What you have to do. The records below hold pictures; please leave those out and retype the rest exactly.

Input data.
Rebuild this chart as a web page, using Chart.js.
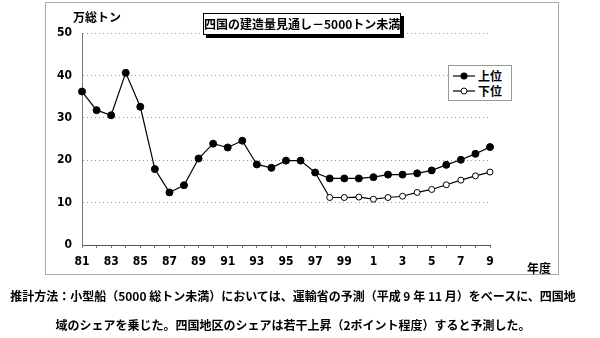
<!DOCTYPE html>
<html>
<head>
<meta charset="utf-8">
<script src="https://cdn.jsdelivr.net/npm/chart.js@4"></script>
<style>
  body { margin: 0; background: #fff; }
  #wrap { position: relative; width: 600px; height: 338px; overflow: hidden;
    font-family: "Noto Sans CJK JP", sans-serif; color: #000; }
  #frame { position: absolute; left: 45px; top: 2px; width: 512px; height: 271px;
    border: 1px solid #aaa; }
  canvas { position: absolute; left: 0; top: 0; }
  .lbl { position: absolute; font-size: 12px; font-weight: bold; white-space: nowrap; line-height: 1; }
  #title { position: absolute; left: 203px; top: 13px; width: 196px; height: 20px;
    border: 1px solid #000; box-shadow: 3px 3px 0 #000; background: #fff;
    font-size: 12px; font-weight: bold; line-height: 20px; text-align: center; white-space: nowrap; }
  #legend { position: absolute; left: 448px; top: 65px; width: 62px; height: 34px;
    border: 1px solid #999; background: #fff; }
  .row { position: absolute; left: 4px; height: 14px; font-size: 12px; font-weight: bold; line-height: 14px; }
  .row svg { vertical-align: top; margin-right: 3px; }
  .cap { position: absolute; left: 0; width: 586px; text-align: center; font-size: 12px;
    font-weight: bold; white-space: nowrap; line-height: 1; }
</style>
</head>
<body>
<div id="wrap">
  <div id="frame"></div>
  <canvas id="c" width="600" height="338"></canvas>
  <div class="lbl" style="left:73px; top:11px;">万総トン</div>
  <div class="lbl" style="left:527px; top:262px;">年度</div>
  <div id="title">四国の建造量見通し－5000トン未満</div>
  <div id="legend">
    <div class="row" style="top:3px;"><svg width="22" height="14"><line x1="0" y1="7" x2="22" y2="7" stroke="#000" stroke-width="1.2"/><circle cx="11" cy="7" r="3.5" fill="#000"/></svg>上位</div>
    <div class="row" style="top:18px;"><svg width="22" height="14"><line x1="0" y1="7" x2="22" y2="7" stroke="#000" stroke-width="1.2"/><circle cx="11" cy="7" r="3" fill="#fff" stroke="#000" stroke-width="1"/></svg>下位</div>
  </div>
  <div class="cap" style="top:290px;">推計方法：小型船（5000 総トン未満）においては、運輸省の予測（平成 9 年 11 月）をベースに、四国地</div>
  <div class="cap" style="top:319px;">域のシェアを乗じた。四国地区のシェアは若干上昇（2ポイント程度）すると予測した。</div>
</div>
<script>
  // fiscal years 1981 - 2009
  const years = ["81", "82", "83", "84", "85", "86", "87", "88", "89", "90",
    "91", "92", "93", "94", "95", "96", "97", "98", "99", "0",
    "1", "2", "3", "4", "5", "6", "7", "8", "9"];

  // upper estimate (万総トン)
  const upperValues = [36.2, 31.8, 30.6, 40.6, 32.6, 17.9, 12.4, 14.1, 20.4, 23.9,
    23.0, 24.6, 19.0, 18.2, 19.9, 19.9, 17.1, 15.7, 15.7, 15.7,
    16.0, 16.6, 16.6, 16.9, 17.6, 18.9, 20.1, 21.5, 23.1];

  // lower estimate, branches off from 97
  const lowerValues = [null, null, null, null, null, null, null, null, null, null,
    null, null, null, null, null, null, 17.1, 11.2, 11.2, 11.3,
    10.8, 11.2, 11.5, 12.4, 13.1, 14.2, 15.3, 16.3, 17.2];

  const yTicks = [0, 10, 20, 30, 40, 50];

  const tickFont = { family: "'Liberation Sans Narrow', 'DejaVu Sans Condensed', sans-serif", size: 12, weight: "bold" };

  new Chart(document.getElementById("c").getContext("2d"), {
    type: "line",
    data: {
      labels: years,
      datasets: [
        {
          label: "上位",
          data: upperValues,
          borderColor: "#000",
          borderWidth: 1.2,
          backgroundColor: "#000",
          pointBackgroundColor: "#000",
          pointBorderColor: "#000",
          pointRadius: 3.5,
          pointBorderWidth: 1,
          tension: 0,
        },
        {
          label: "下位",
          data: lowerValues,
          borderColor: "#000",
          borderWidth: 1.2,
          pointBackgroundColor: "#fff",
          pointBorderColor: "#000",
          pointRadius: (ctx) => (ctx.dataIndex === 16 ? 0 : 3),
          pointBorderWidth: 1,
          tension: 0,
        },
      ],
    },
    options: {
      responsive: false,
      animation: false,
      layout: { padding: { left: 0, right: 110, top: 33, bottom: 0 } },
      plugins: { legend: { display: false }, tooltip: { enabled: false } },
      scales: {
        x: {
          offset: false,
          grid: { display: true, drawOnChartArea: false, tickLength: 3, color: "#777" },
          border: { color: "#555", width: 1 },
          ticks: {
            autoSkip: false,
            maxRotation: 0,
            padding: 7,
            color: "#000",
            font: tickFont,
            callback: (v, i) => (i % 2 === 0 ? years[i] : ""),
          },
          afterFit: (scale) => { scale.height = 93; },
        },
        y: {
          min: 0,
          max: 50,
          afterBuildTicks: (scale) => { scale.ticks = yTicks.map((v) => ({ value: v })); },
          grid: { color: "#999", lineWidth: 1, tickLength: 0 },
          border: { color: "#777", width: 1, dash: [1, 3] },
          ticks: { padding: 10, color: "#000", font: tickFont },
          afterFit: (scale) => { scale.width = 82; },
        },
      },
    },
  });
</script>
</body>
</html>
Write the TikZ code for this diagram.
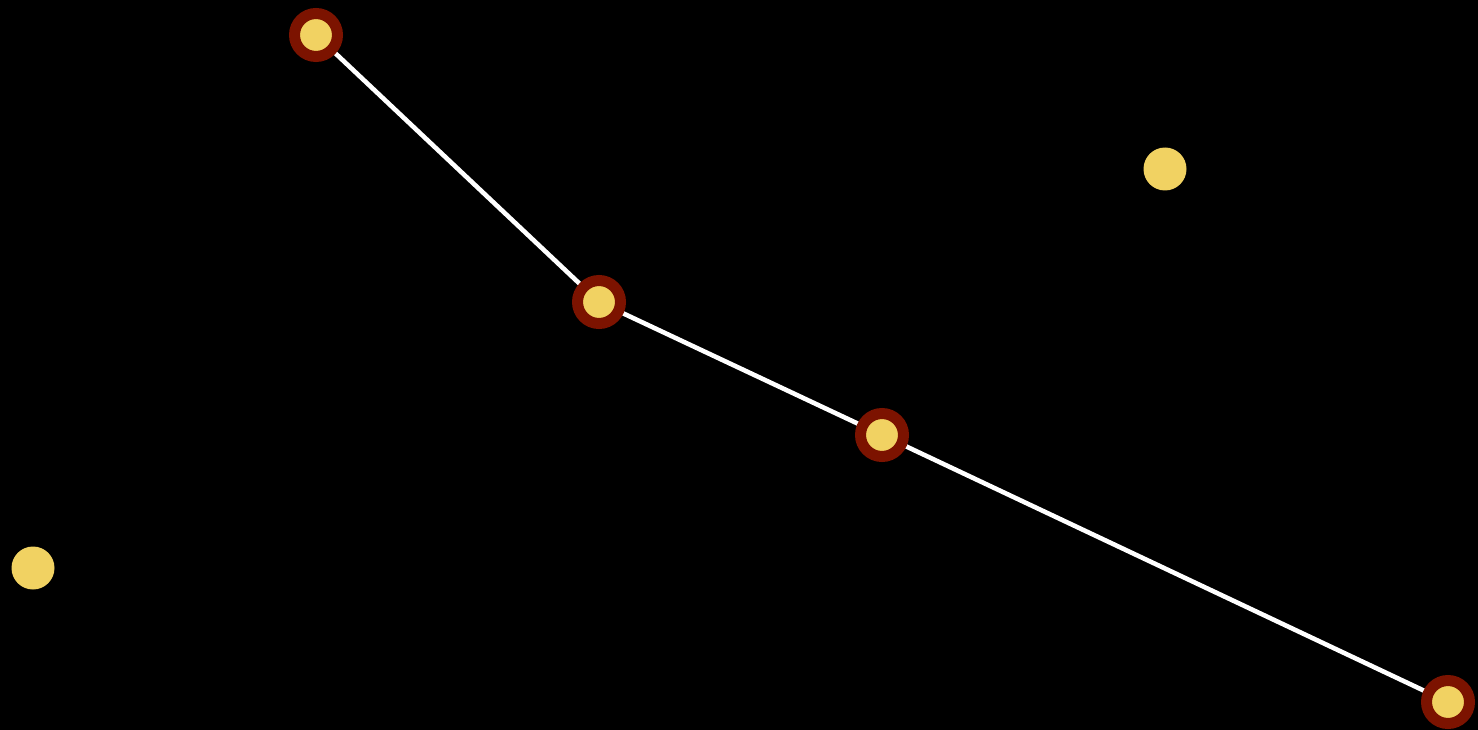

Answer in full.
Rebuild this chart as a web page, using Chart.js.
<!DOCTYPE html>
<html>
<head>
<meta charset="utf-8">
<script src="https://cdn.jsdelivr.net/npm/chart.js@4"></script>
<style>
  body { margin: 0; background: #fff; }
  #wrap { position: relative; width: 600px; height: 338px; overflow: hidden;
    font-family: "Noto Sans CJK JP", sans-serif; color: #000; }
  #frame { position: absolute; left: 45px; top: 2px; width: 512px; height: 271px;
    border: 1px solid #aaa; }
  canvas { position: absolute; left: 0; top: 0; }
  .lbl { position: absolute; font-size: 12px; font-weight: bold; white-space: nowrap; line-height: 1; }
  #title { position: absolute; left: 203px; top: 13px; width: 196px; height: 20px;
    border: 1px solid #000; box-shadow: 3px 3px 0 #000; background: #fff;
    font-size: 12px; font-weight: bold; line-height: 20px; text-align: center; white-space: nowrap; }
  #legend { position: absolute; left: 448px; top: 65px; width: 62px; height: 34px;
    border: 1px solid #999; background: #fff; }
  .row { position: absolute; left: 4px; height: 14px; font-size: 12px; font-weight: bold; line-height: 14px; }
  .row svg { vertical-align: top; margin-right: 3px; }
  .cap { position: absolute; left: 0; width: 586px; text-align: center; font-size: 12px;
    font-weight: bold; white-space: nowrap; line-height: 1; }
</style>
</head>
<body>
<div id="wrap">
  <div id="frame"></div>
  <canvas id="c" width="600" height="338"></canvas>
  <div class="lbl" style="left:73px; top:11px;">万総トン</div>
  <div class="lbl" style="left:527px; top:262px;">年度</div>
  <div id="title">四国の建造量見通し－5000トン未満</div>
  <div id="legend">
    <div class="row" style="top:3px;"><svg width="22" height="14"><line x1="0" y1="7" x2="22" y2="7" stroke="#000" stroke-width="1.2"/><circle cx="11" cy="7" r="3.5" fill="#000"/></svg>上位</div>
    <div class="row" style="top:18px;"><svg width="22" height="14"><line x1="0" y1="7" x2="22" y2="7" stroke="#000" stroke-width="1.2"/><circle cx="11" cy="7" r="3" fill="#fff" stroke="#000" stroke-width="1"/></svg>下位</div>
  </div>
  <div class="cap" style="top:290px;">推計方法：小型船（5000 総トン未満）においては、運輸省の予測（平成 9 年 11 月）をベースに、四国地</div>
  <div class="cap" style="top:319px;">域のシェアを乗じた。四国地区のシェアは若干上昇（2ポイント程度）すると予測した。</div>
</div>
<script>
  // fiscal years 1981 - 2009
  const years = ["81", "82", "83", "84", "85", "86", "87", "88", "89", "90",
    "91", "92", "93", "94", "95", "96", "97", "98", "99", "0",
    "1", "2", "3", "4", "5", "6", "7", "8", "9"];

  // upper estimate (万総トン)
  const upperValues = [36.2, 31.8, 30.6, 40.6, 32.6, 17.9, 12.4, 14.1, 20.4, 23.9,
    23.0, 24.6, 19.0, 18.2, 19.9, 19.9, 17.1, 15.7, 15.7, 15.7,
    16.0, 16.6, 16.6, 16.9, 17.6, 18.9, 20.1, 21.5, 23.1];

  // lower estimate, branches off from 97
  const lowerValues = [null, null, null, null, null, null, null, null, null, null,
    null, null, null, null, null, null, 17.1, 11.2, 11.2, 11.3,
    10.8, 11.2, 11.5, 12.4, 13.1, 14.2, 15.3, 16.3, 17.2];

  const yTicks = [0, 10, 20, 30, 40, 50];

  const tickFont = { family: "'Liberation Sans Narrow', 'DejaVu Sans Condensed', sans-serif", size: 12, weight: "bold" };

  new Chart(document.getElementById("c").getContext("2d"), {
    type: "line",
    data: {
      labels: years,
      datasets: [
        {
          label: "上位",
          data: upperValues,
          borderColor: "#000",
          borderWidth: 1.2,
          backgroundColor: "#000",
          pointBackgroundColor: "#000",
          pointBorderColor: "#000",
          pointRadius: 3.5,
          pointBorderWidth: 1,
          tension: 0,
        },
        {
          label: "下位",
          data: lowerValues,
          borderColor: "#000",
          borderWidth: 1.2,
          pointBackgroundColor: "#fff",
          pointBorderColor: "#000",
          pointRadius: (ctx) => (ctx.dataIndex === 16 ? 0 : 3),
          pointBorderWidth: 1,
          tension: 0,
        },
      ],
    },
    options: {
      responsive: false,
      animation: false,
      layout: { padding: { left: 0, right: 110, top: 33, bottom: 0 } },
      plugins: { legend: { display: false }, tooltip: { enabled: false } },
      scales: {
        x: {
          offset: false,
          grid: { display: true, drawOnChartArea: false, tickLength: 3, color: "#777" },
          border: { color: "#555", width: 1 },
          ticks: {
            autoSkip: false,
            maxRotation: 0,
            padding: 7,
            color: "#000",
            font: tickFont,
            callback: (v, i) => (i % 2 === 0 ? years[i] : ""),
          },
          afterFit: (scale) => { scale.height = 93; },
        },
        y: {
          min: 0,
          max: 50,
          afterBuildTicks: (scale) => { scale.ticks = yTicks.map((v) => ({ value: v })); },
          grid: { color: "#999", lineWidth: 1, tickLength: 0 },
          border: { color: "#777", width: 1, dash: [1, 3] },
          ticks: { padding: 10, color: "#000", font: tickFont },
          afterFit: (scale) => { scale.width = 82; },
        },
      },
    },
  });
</script>
</body>
</html>
Write the TikZ code for this diagram.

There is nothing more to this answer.